■ WRITTEN PROBLEM:
Print the lines starting at the line containing "Rebuild this chart" and ending at the line containing "linewidth=4, markersize=9, markeredgewidth=0, ax=ax)", exactly and in full, without the pictures.
---------- RECORDS FOR THIS TASK
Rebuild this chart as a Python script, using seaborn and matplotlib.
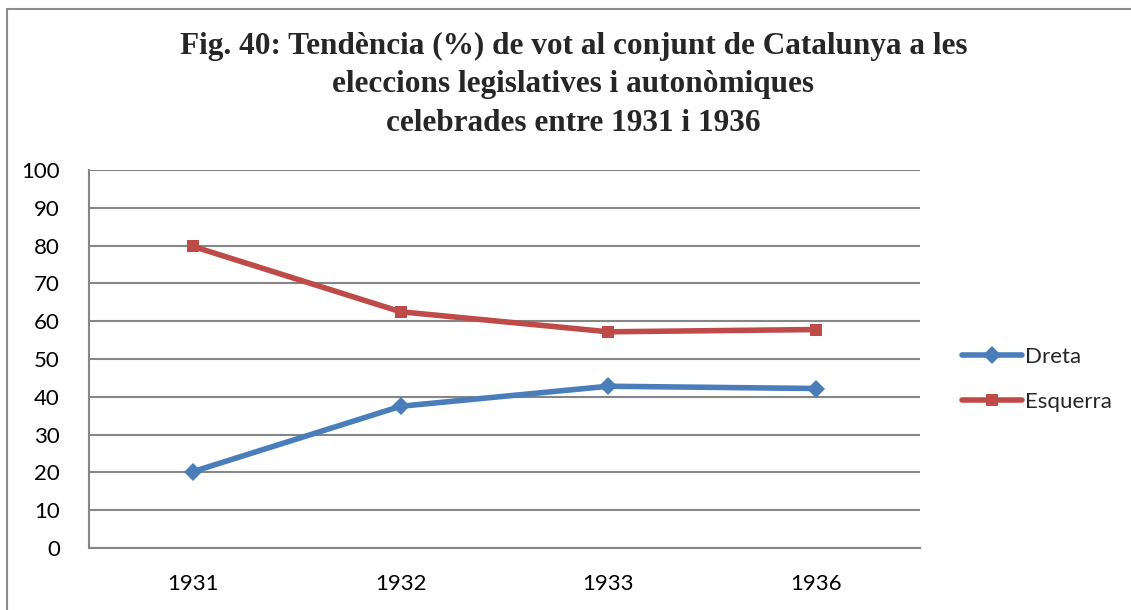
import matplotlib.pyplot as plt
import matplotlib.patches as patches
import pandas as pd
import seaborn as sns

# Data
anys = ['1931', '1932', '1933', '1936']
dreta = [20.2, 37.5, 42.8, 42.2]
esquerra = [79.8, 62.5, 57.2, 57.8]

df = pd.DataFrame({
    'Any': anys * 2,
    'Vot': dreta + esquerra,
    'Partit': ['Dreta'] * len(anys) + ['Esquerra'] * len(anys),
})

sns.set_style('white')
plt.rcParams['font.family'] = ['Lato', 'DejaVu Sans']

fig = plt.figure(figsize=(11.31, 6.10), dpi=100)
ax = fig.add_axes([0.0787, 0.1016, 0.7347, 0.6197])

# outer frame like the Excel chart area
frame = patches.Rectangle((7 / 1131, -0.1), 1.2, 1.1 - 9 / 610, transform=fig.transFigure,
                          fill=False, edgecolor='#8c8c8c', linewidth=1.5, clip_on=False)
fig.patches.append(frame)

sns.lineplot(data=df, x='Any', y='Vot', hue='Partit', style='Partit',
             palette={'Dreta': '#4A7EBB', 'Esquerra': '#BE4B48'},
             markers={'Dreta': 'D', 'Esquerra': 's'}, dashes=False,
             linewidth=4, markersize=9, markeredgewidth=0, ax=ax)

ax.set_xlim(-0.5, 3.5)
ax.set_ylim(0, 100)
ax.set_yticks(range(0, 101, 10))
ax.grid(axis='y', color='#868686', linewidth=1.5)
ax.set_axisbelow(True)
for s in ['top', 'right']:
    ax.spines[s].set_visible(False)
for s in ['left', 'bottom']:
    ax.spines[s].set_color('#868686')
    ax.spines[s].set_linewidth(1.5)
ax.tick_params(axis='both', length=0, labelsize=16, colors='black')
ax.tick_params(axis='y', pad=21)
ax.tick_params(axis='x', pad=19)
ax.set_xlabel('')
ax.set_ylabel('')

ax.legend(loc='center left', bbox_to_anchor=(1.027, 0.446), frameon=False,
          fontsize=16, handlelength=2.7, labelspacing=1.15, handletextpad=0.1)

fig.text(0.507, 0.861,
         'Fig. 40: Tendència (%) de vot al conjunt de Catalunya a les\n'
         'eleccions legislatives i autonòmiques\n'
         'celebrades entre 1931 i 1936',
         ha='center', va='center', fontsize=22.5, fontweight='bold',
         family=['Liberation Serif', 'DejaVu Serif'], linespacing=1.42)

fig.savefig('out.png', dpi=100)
--------------------
---------- RECORDS FOR THIS TASK
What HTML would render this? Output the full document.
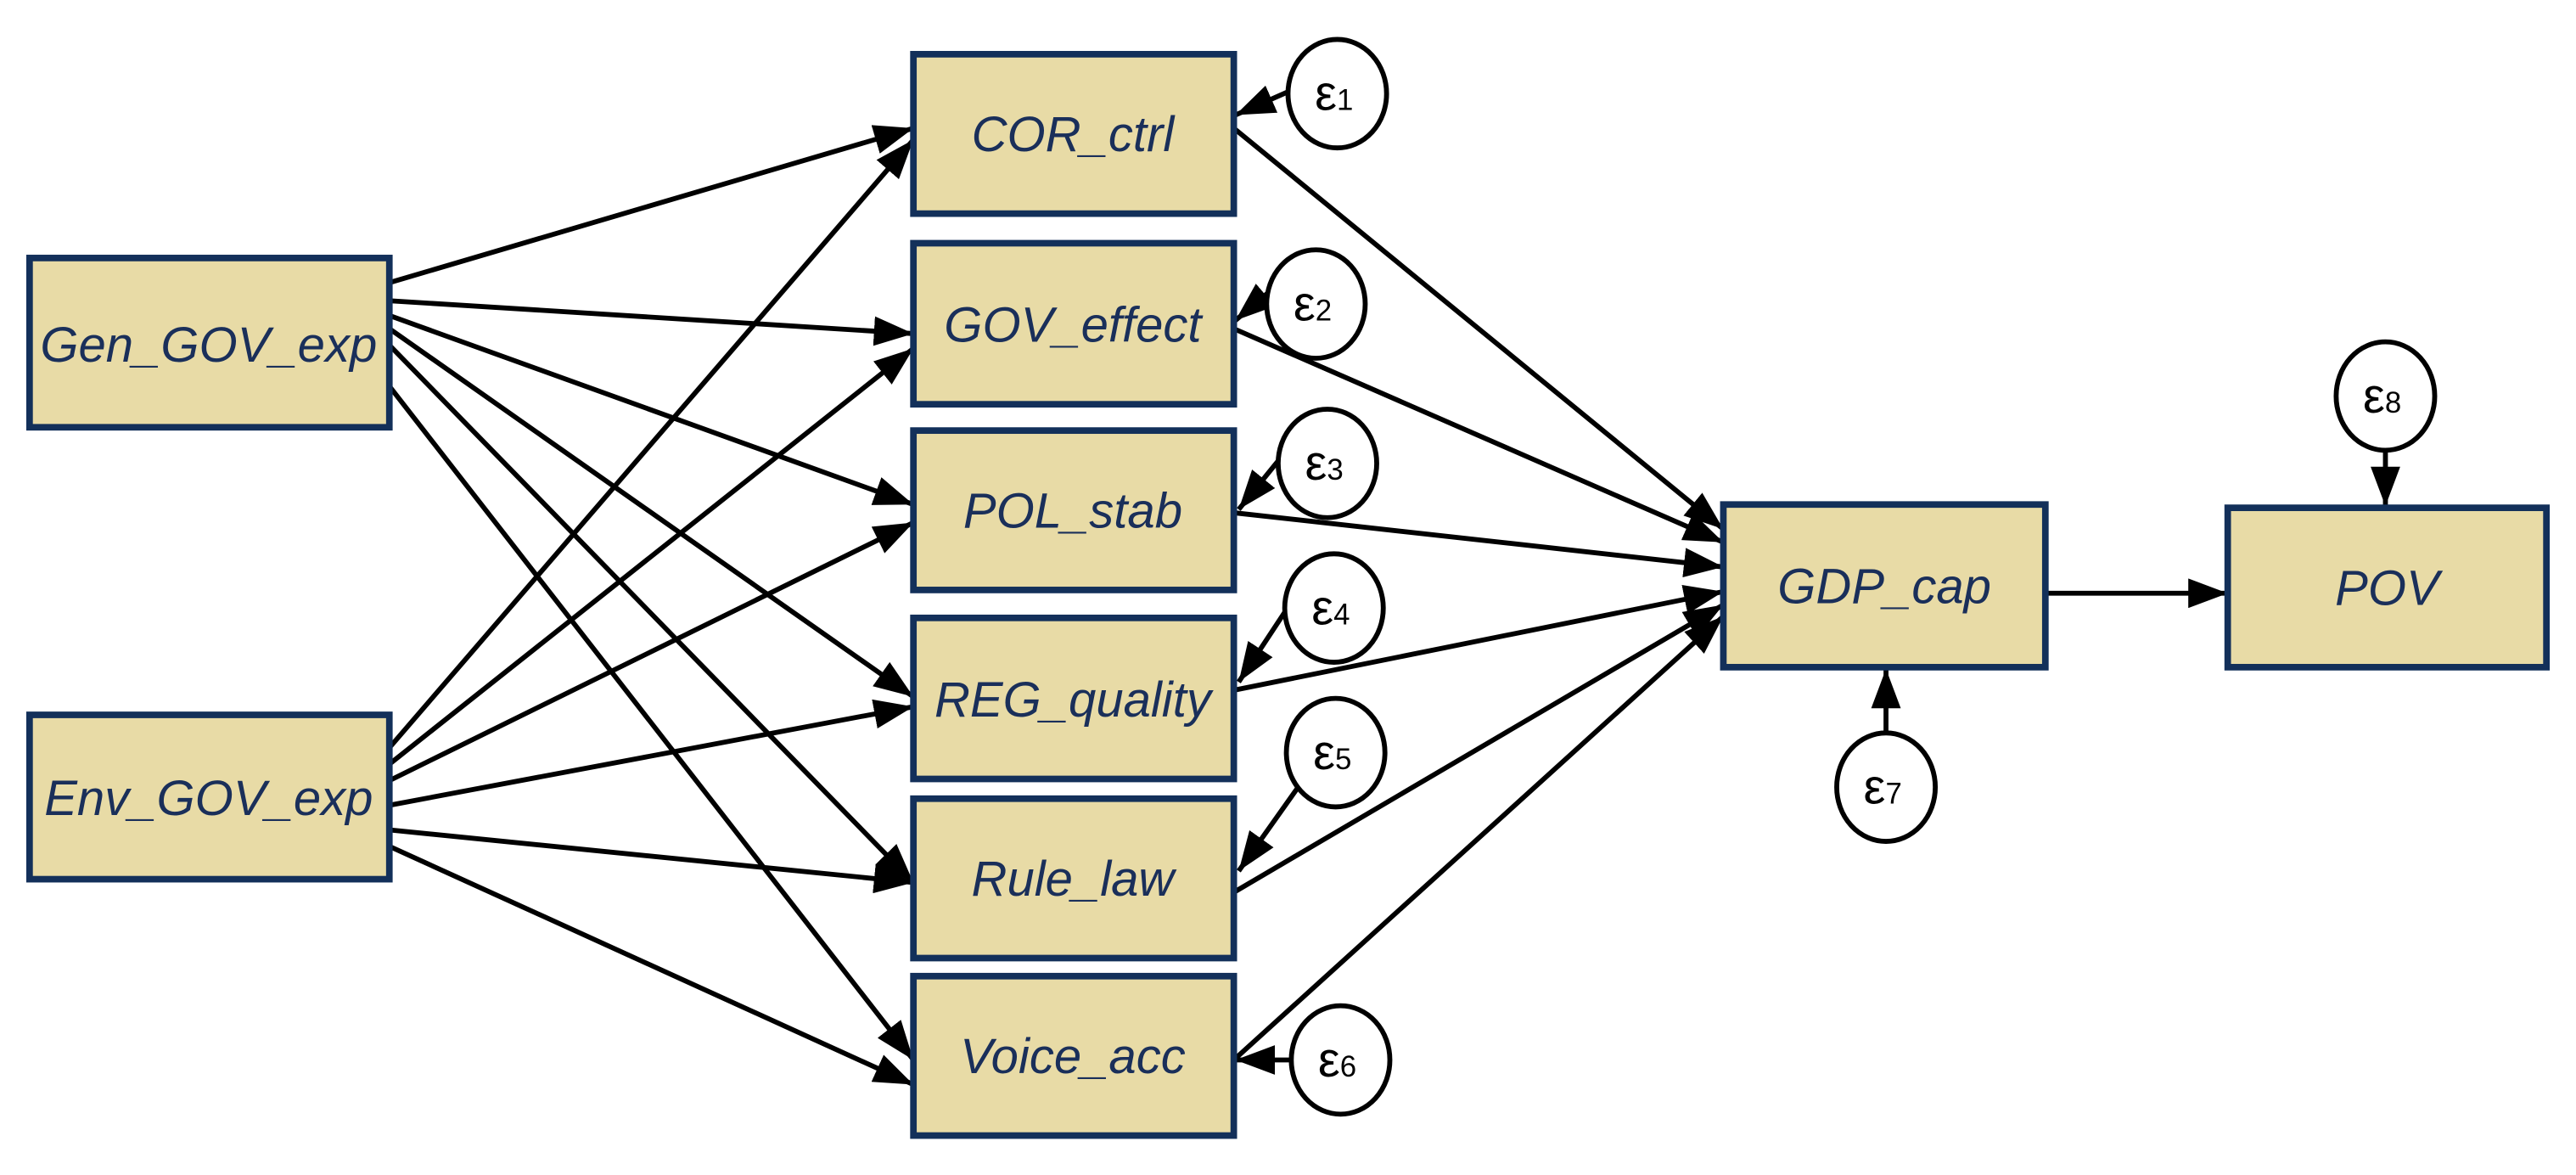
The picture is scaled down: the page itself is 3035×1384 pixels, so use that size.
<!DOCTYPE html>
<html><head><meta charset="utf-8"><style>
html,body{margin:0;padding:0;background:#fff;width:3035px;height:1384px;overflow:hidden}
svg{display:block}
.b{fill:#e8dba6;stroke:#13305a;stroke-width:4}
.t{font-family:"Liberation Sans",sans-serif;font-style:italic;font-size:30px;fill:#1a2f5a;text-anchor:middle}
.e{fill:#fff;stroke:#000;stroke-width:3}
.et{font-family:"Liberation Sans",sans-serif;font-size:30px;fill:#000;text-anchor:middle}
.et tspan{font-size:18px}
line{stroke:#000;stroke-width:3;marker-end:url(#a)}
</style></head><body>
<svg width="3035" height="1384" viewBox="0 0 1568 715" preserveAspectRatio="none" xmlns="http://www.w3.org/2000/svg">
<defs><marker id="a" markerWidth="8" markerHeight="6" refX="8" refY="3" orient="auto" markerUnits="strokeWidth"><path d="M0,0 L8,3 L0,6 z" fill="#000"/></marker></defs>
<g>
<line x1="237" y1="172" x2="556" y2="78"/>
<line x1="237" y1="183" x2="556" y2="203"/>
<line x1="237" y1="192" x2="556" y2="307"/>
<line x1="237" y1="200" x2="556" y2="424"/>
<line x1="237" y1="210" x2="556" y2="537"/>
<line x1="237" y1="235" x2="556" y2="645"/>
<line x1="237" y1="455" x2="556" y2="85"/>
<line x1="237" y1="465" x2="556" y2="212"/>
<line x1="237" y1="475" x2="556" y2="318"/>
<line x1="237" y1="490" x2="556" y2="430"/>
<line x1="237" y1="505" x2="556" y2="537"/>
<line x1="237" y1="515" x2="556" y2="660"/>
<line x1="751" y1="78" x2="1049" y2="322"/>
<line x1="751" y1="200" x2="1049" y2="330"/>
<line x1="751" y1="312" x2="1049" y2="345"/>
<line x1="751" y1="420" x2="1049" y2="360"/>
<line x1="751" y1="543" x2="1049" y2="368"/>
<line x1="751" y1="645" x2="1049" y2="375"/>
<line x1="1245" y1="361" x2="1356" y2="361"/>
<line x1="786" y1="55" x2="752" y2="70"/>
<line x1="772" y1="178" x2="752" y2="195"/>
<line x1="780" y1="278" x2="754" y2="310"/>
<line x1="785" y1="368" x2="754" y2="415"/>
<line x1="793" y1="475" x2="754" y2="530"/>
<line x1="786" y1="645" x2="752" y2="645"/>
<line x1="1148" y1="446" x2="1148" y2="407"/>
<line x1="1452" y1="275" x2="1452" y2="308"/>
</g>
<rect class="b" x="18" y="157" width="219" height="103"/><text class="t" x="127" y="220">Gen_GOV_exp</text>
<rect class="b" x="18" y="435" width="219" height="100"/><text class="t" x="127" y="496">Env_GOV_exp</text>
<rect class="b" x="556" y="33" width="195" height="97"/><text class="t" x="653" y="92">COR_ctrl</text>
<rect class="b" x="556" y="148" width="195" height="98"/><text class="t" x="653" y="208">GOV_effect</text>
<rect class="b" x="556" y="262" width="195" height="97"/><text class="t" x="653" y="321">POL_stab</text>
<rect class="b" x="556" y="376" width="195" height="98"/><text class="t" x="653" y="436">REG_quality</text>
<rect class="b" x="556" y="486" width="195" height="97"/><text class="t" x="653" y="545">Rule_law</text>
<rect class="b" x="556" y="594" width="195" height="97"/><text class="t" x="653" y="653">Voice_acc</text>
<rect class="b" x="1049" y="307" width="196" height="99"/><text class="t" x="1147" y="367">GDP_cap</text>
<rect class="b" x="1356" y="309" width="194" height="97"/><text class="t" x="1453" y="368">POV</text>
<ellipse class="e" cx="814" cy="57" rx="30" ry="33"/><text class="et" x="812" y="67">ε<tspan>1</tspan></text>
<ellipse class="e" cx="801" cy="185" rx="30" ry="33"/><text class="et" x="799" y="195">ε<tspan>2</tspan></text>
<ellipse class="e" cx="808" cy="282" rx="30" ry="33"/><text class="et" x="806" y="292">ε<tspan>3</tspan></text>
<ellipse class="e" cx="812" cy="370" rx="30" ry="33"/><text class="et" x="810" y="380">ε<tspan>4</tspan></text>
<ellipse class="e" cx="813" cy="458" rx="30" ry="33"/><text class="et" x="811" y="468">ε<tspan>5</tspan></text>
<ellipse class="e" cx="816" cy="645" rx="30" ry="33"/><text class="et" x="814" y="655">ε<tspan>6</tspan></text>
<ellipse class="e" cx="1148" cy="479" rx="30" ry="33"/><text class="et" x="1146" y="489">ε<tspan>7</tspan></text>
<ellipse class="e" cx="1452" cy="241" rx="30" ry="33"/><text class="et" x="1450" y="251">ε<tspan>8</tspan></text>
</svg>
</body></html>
--------------------
■ EXERCISE ANSWER:
Rebuild this chart as a Python script, using seaborn and matplotlib.
import matplotlib.pyplot as plt
import matplotlib.patches as patches
import pandas as pd
import seaborn as sns

# Data
anys = ['1931', '1932', '1933', '1936']
dreta = [20.2, 37.5, 42.8, 42.2]
esquerra = [79.8, 62.5, 57.2, 57.8]

df = pd.DataFrame({
    'Any': anys * 2,
    'Vot': dreta + esquerra,
    'Partit': ['Dreta'] * len(anys) + ['Esquerra'] * len(anys),
})

sns.set_style('white')
plt.rcParams['font.family'] = ['Lato', 'DejaVu Sans']

fig = plt.figure(figsize=(11.31, 6.10), dpi=100)
ax = fig.add_axes([0.0787, 0.1016, 0.7347, 0.6197])

# outer frame like the Excel chart area
frame = patches.Rectangle((7 / 1131, -0.1), 1.2, 1.1 - 9 / 610, transform=fig.transFigure,
                          fill=False, edgecolor='#8c8c8c', linewidth=1.5, clip_on=False)
fig.patches.append(frame)

sns.lineplot(data=df, x='Any', y='Vot', hue='Partit', style='Partit',
             palette={'Dreta': '#4A7EBB', 'Esquerra': '#BE4B48'},
             markers={'Dreta': 'D', 'Esquerra': 's'}, dashes=False,
             linewidth=4, markersize=9, markeredgewidth=0, ax=ax)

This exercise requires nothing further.